Fun Facts About AROS

Before I got sidetracked by writing dozens of posts about the things I’d been posting to Twitter before I deleted my Twitter account because of Elon Musk, I was really excited about my plan to port AROS, the open-source clone of AmigaOS, to run on QEMU’s Mac Quadra 800 emulation, as a stepping-stone to running on Stefany Allaire’s extremely cool A2560K-040V retro computer.

First, I need to complain about a bug that may be specific to me, or it may not be. There are instructions on the Web for how to run various versions of Mac OS Classic for 680×0 on QEMU’s Mac Quadra 800 emulation, but I can’t even get the Mac Toolbox ROM to finish its self-test. Is the emulation simply too fast these days? Timing is the only explanation I can think of, and I’m wondering if the people who did get it running, whichever fork of QEMU they’re using, have slower PCs than I do. Any ideas?

So why is AROS cool and interesting? First, why is AmigaOS interesting? It’s a real-time preemptive-multitasking message-passing OS, which is ideal for multimedia and embedded applications, and also offered more power than competing OS’s with cooperative multitasking, such as Windows 3.x, RISC OS, and MacOS. The only downside is that there’s no separation of processes into separate address spaces (this only became possible when later 680×0 CPUs added memory-management units), so one badly-written app can crash the whole OS.

AROS is relatively easy to use. The only quirk compared to modern GUIs is that you have to hold down the right mouse button to display the pull-down menu at the top of the screen, and then release the button when you’ve highlighted the command you want. It’s still easier to explain and get used to than something like RISC OS, with its use of all three mouse buttons.

AROS, unlike Commodore’s AmigaOS, or the AmigaOS 4.x fork that runs on PowerPC “Amiga” systems, is both open-source (no Commodore code) and has been ported to ARM and x86 PCs (32-bit and 64-bit), as well as running on the original Amiga machines. It’s not a perfect substitute, but it can run the same apps, more or less. It’s only binary-compatible with m68k Amiga apps on the m68k version, so the PC and other versions of AROS need to have their own native versions of any apps you’d like to run. Fortunately, there’s a multi-platform cross-compilation system that I’ll need to learn how to use.

So far, I’ve created an “arch/m68k-mac” directory in my fork of the AROS repo, which I’m customizing to create a 1MB Mac ROM suitable for booting QEMU with. Since I can’t boot Apple’s Quadra 800 ROM, this will be an interesting test to see how well the emulation works from a cold start.
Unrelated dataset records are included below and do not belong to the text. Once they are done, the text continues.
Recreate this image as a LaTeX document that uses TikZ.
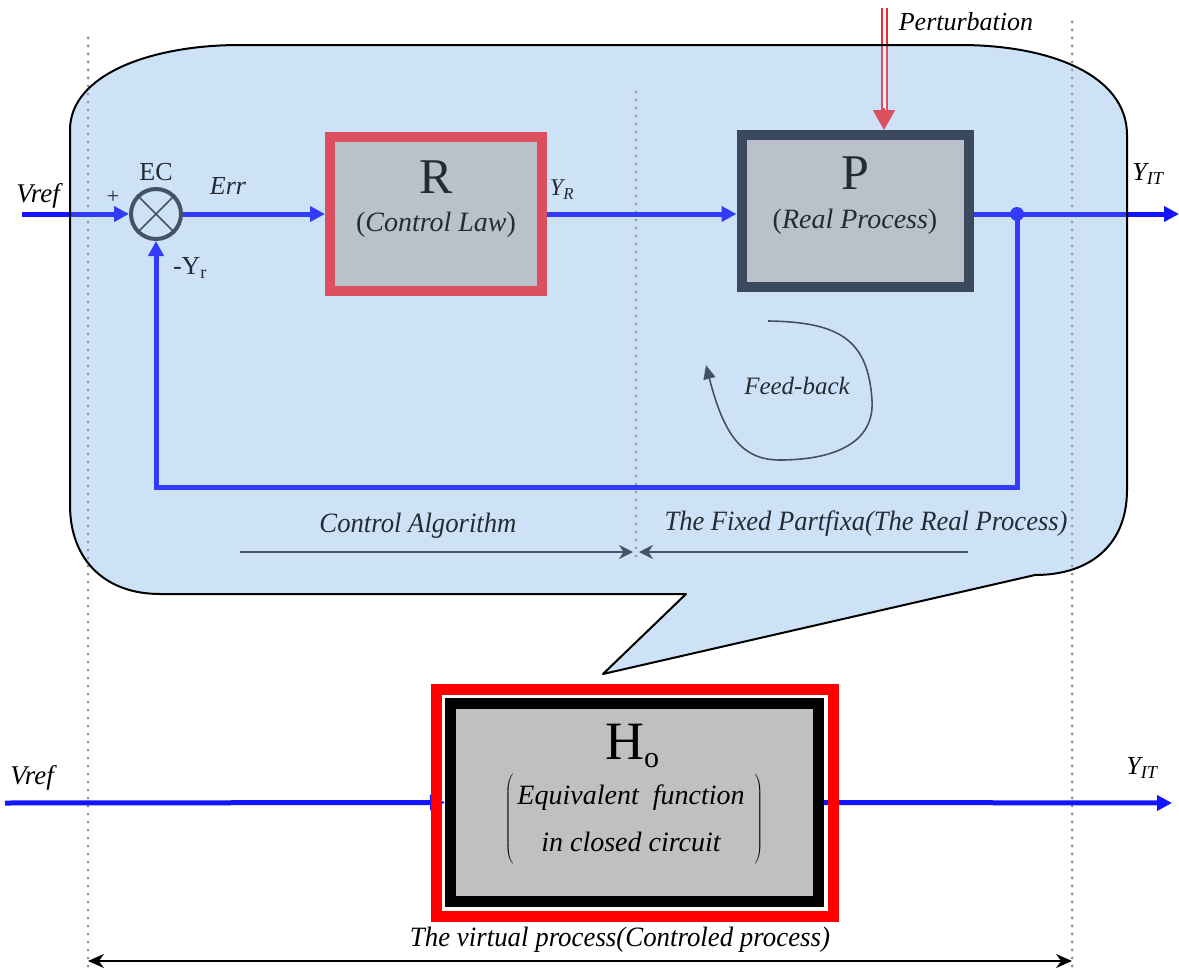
\documentclass[tikz,border=0pt]{standalone}
\usepackage{fontspec}
\setmainfont{LiberationSerif}[Extension=.ttf,UprightFont=*-Regular,ItalicFont=*-Italic,BoldFont=*-Bold,BoldItalicFont=*-BoldItalic]
\usepackage{graphicx}
\usetikzlibrary{arrows.meta,positioning,calc}
\definecolor{sigblue}{RGB}{20,20,255}
\definecolor{lawred}{RGB}{235,45,55}
\definecolor{procdark}{RGB}{28,38,52}
\definecolor{bubblefill}{RGB}{218,234,250}
\definecolor{bubbletint}{RGB}{165,200,240}
\definecolor{boxgray}{RGB}{192,192,192}
\definecolor{dotgray}{RGB}{140,140,140}
\definecolor{inkdark}{RGB}{40,50,65}
\newcommand\bubbleoutline{(70,130) .. controls (70,75) and (150,45) .. (240,45) -- (960,45)
  .. controls (1050,45) and (1127,75) .. (1127,135) -- (1127,490)
  .. controls (1127,545) and (1090,575) .. (1035,575) -- (603,674) -- (686,594) -- (160,594)
  .. controls (105,594) and (70,560) .. (70,505) -- cycle}

\begin{document}
\begin{tikzpicture}[x=1pt,y=-1pt,
    sig/.style={sigblue,line width=5pt,-{Triangle[width=15pt,length=15pt]}},
    itlbl/.style={inner sep=0pt,font=\fontsize{#1pt}{#1pt}\selectfont\itshape},
    uplbl/.style={inner sep=0pt,font=\fontsize{#1pt}{#1pt}\selectfont},
    guide/.style={dotgray,line width=3pt,line cap=round,dash pattern=on 0pt off 8pt},
    span/.style={inkdark,line width=1.5pt,-{Stealth[width=14pt,length=14pt]}}]
    \useasboundingbox (0,0) rectangle (1179,969);

    % Bubble background
    \fill[bubblefill] \bubbleoutline;

    % Guides
    \draw[guide] (88,38) -- (88,969);
    \draw[guide] (1072,22) -- (1072,969);
    \draw[guide] (636,92) -- (636,560);

    % Loop blocks
    \node[circle,draw=inkdark,line width=4pt,minimum size=50pt,inner sep=0pt] (ec) at (156,214) {};
    \draw[inkdark,line width=1.5pt,shorten <=2pt,shorten >=2pt] (ec.north west) -- (ec.south east) (ec.north east) -- (ec.south west);
    \node[draw=lawred,line width=10pt,fill=boxgray,minimum width=212pt,minimum height=154pt,inner sep=0pt] (law) at (436,214) {};
    \node[draw=procdark,line width=10pt,fill=boxgray,minimum width=227pt,minimum height=152pt,inner sep=0pt] (proc) at (855,211) {};
    \node[uplbl=50] (lawname) at (436,177) {R};
    \node[uplbl=28] (lawdesc) at (436,225) {(\textit{Control Law})};
    \node[uplbl=50] (procname) at (855,173) {P};
    \node[uplbl=28] (procdesc) at (855,222) {(\textit{Real Process})};

    % Labels
    \node[itlbl=27] (vref) at (38,196) {Vref};
    \node[uplbl=26] (eclbl) at (156,172) {EC};
    \node[uplbl=22] (plus) at (113,197) {+};
    \node[itlbl=26] (errlbl) at (228,186) {Err};
    \node[uplbl=26] (fblbl) at (190,268) {-Y\textsubscript{r}};
    \node[itlbl=24] (yrlbl) at (562,190) {Y\textsubscript{R}};
    \node[itlbl=26] (yitlbl) at (1148,174) {Y\textsubscript{IT}};
    \node[itlbl=26] (pertlbl) at (966,22) {Perturbation};

    % Signals
    \coordinate (vrefin) at (22,214);
    \coordinate (yout) at (1179,214);
    \coordinate (junc) at (1017,214);
    \coordinate (fbturn) at (156,487);
    \coordinate (pertin) at (884,8);
    \draw[sig] (vrefin) -- (ec.west);
    \draw[sig] (ec.east) -- (law.west);
    \draw[sig] (law.east) -- (law.east -| proc.west);
    \draw[sig] (proc.east |- junc) -- (yout);
    \draw[sig] (junc) |- (fbturn) -- (ec.south);
    \fill[sigblue] (junc) circle[radius=7pt];
    \draw[lawred,line width=2pt,double=white,double distance=3pt] (pertin) -- ($(pertin |- proc.north)+(0,-20)$);
    \draw[lawred,line width=2pt,-{Triangle[width=22pt,length=20pt]}] ($(pertin |- proc.north)+(0,-22)$) -- (pertin |- proc.north);

    % Feed-back loop sketch
    \coordinate (fbstart) at (768,321);
    \coordinate (fbend) at (706,365);
    \draw[inkdark,line width=1.6pt,-{Triangle[width=12pt,length=14pt]}] (fbstart) .. controls (840,322) and (868,340) .. (872,400)
      .. controls (875,445) and (830,460) .. (780,460) .. controls (745,460) and (725,440) .. (fbend);
    \node[itlbl=25] (fbtext) at (797,386) {Feed-back};

    % Parts
    \node[itlbl=28] (alglbl) at (418,526) {\resizebox{197pt}{\height}{Control Algorithm}};
    \node[itlbl=28] (fixlbl) at (866,524) {\resizebox{403pt}{\height}{The Fixed Partfixa(The Real Process)}};
    \coordinate (algL) at (240,552);
    \coordinate (algR) at (633,552);
    \coordinate (fixR) at (968,552);
    \coordinate (fixL) at (639,552);
    \draw[span] (algL) -- (algR);
    \draw[span] (fixR) -- (fixL);

    % Bubble tint and outline
    \fill[bubbletint,opacity=0.22] \bubbleoutline;
    \draw[black,line width=2pt,line join=round] \bubbleoutline;

    % Equivalent block
    \node[draw=black,line width=11pt,fill=boxgray,minimum width=368pt,minimum height=198pt,inner sep=0pt] (hzero) at (634.5,802.5) {};
    \node[uplbl=54,anchor=base] (hname) at (632,759) {H\raisebox{-8pt}{\fontsize{30pt}{30pt}\selectfont o}};
    \node[inner sep=0pt,font=\fontsize{28pt}{47pt}\selectfont] (hdesc) at (634,819)
      {$\left(\begin{tabular}{@{\hspace{4pt}}c@{\hspace{10pt}}}\itshape Equivalent\ \ function\\ \itshape in closed circuit\end{tabular}\right)$};
    \coordinate (vrefb) at (5,803);
    \coordinate (youtb) at (1172,803);
    \draw[sig] (vrefb) -- (hzero.west);
    \draw[sig] (hzero.east) -- (youtb);
    \draw[red,line width=11pt] ($(hzero.south west)+(-9,9)$) rectangle ($(hzero.north east)+(9,-9)$);
    \node[itlbl=27] (vrefbl) at (32,778) {Vref};
    \node[itlbl=26] (yitbl) at (1142,768) {Y\textsubscript{IT}};

    % Virtual process
    \coordinate (vpL) at (88,961);
    \coordinate (vpR) at (1072,961);
    \draw[black,line width=2pt,{Stealth[width=14pt,length=16pt]}-{Stealth[width=14pt,length=16pt]}] (vpL) -- (vpR);
    \node[itlbl=28] (vplbl) at (620,940) {\resizebox{420pt}{\height}{The virtual process(Controled process)}};
\end{tikzpicture}
\end{document}
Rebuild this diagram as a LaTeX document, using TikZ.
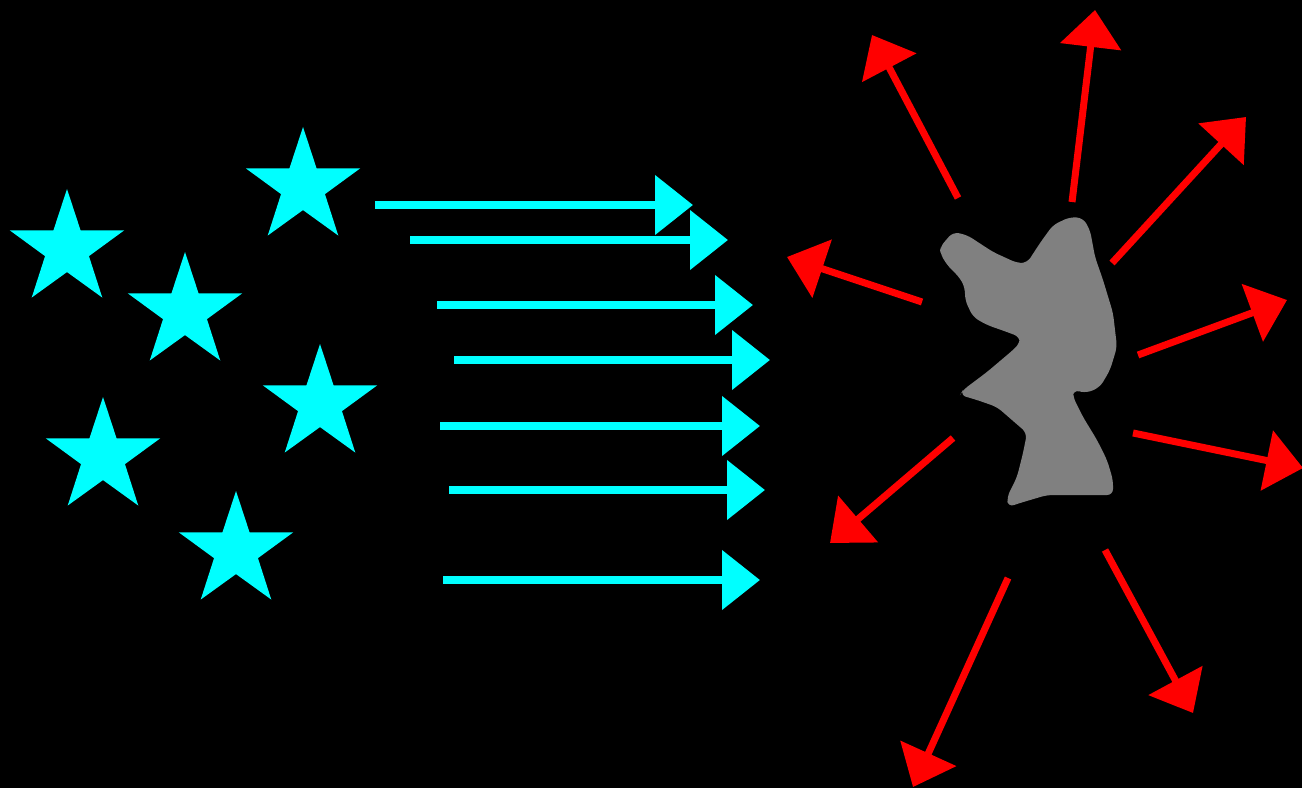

I’m not going to wait until I’m finished to commit to my GitHub AROS repo, but I do want to get to an important milestone before I make my first commit. I need to get the serial port output running so I can see debug output, and I believe I can wire up color palette index 0 to function in the same way as the Amiga changes the screen background color to indicate the progression of early boot.

I have successfully built and tested the Amiga m68k version of the code from my fork of the repo, so I’m confident that once I get the VIA IRQ and timer code running, the frame buffer wired up, and the ADB keyboard and mouse going, that will be exciting enough to motivate me to then get the floppy and SCSI drivers written so that I can boot AROS on my fake Mac Quadra 800.

The floppy driver will be customized to QEMU, because QEMU only supports a 1.44 MB PC-compatible disk format, and not the old proprietary 800KB Mac formats. Did you know that the original Macs changed the speed of the motor in order to fit more data on the outer tracks (which are longer, linearly, than the inner tracks)? Very strange. Amiga disks held 880KB, by using a proprietary disk layout that doesn’t have the inter-sector gaps that PC-compatible floppy controllers require. The Amiga is annoying because you have to encode/decode the MFM data yourself.

Writing the SCSI driver will be slightly annoying as well, but only because there aren’t any SCSI drivers in the AROS code base yet (if you use it on an Amiga with a SCSI controller, you have to supply your own scsi.device for it), and also because Apple’s goofy implementation doesn’t support the SCSI controller’s DMA feature, but instead something they call “pseudo-DMA”, where the CPU has to copy the data 32 bits at a time, just like you do with a non-DMA IDE controller. This is separate from the PIO (programmed I/O) mode that the SCSI controller supports: maybe it’s slightly faster than the PIO mode? Très bizarre.

I’m looking forward to writing more posts announcing my progress on this port.